After coming into the league amidst deafening fanfare, she didn’t win a championship until her ninth season. Everyone that has been an athlete knows that titles don’t come a dime a dozen. Skill hardly does it alone — there is the element of luck that many fail to acknowledge. In an interview with Chicago magazine this past spring, the 2-two NCAA champion brought some folks back down to reality. “Four times, I’ve been one shot away, so I could have been a four-time champion, but I still have the same knowledge and the same experiences,” she said. It’s that wealth of knowledge that came in handy for the Sky as they reined in the franchise’s first title. The team was founded before the 2006 season. In another Game Four, facing a determined Britney Griner, Diana Taurasi, and their Phoenix Mercury teammates, it was Candace’s turn. It was her time to shine. To win a championship on her home court after a 16-16 regular season and being all but counted out. 

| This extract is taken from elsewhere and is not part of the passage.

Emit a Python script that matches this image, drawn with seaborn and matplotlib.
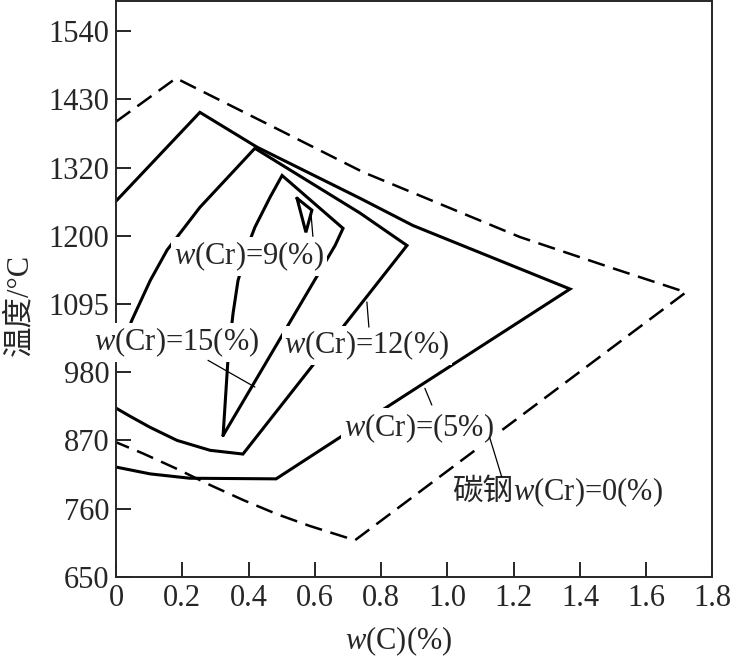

Winners are bred in challenging circumstances and Candace has shown that she can show up under pressure. Whether it’s as the lone female analyst going toe-to-toe with Hall of Famer Shaquille O’Neal – who can forget those epic debates on NBA on TNT – or balancing the rigors of motherhood while competing at the top of her game, Candace Nicole Parker is a winner. It’s an attribute that she is determined to pass on to Lailaa far beyond her playing years. As a matter of fact, she has prepped her offspring to succeed whether in the arena or outside of it. They are part of the ownership group of Angel City FC, a new National Women’s Soccer League team set to being competition in 2022. It was Lailaa that prompted Candace to leave the familiarity of Los Angeles as she was “eager to see her mother win again.” Something tells us this latest trophy isn’t that last victory we’ll see from the star athlete.